Pour eux, les innovations technologiques n'y changent rien. Ainsi, les apocalyptiques se considèrent comme des victimes des générations précédentes, qui ont détruit la planète. Beaucoup ressentent de la peur, de la colère, de l'impuissance et estiment que la majorité de la population n'a pas pris conscience de l'ampleur du problème.
Que font-ils?
Cette tribu veut réveiller l'opinion publique, la déclaration de Greta Thunberg au WEF 2019 en est un exemple : «Je veux vous voir paniquer». Depuis, de nombreuses personnes partageant les mêmes idées misent sur des protestations performatives. Les actions des activistes climatiques qui se couchent sur les routes, colorent les rivières en vert ou jettent de la nourriture sur les œuvres d'art en font partie. De telles campagnes leur confèrent un poids important dans la perception des médias. Comme les représentants de cette tribu pensent qu'une catastrophe est imminente, la plupart d'entre eux estiment qu'un changement radical de système est impératif: beaucoup veulent en finir avec le capitalisme et plaident, comme les écologistes avec lesquels ils partagent de nombreuses préoccupations, pour la fin de la croissance.

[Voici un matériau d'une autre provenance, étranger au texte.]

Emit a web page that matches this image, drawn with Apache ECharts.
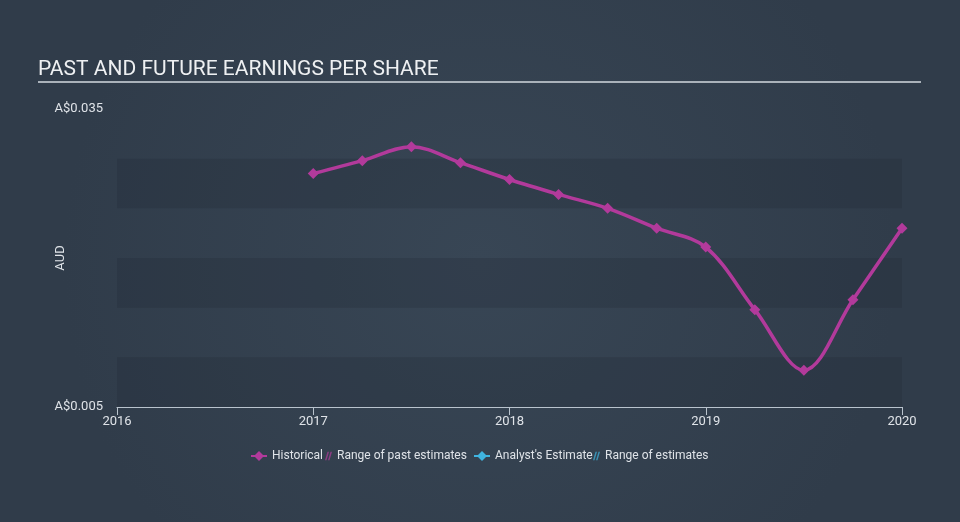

Chez certains, cela les conduit même à s'opposer à la fondation d'une famille: mettre des enfants au monde leur semble irresponsable. Les apocalyptiques extrêmes, qui n'ont aucun espoir de retournement de situation, se préparent à l'effondrement en «preppers», en stockant des provisions et en s'entraînant dans des cours de survie.
Qui sont-ils?
Activistes d'une génération plus jeune, les apocalyptiques agissent de manière beaucoup moins institutionnalisée que les écologistes. Leur figure de proue la plus connue est Greta Thunberg, qui a inspiré les jeunes du monde entier, les a poussés à faire grève et a ainsi lancé le mouvement «Fridays for Future». Des groupes comme «Extinction Rebellion» ou «Letzte Generation» portent déjà l'ambiance de fin du monde dans leur nom.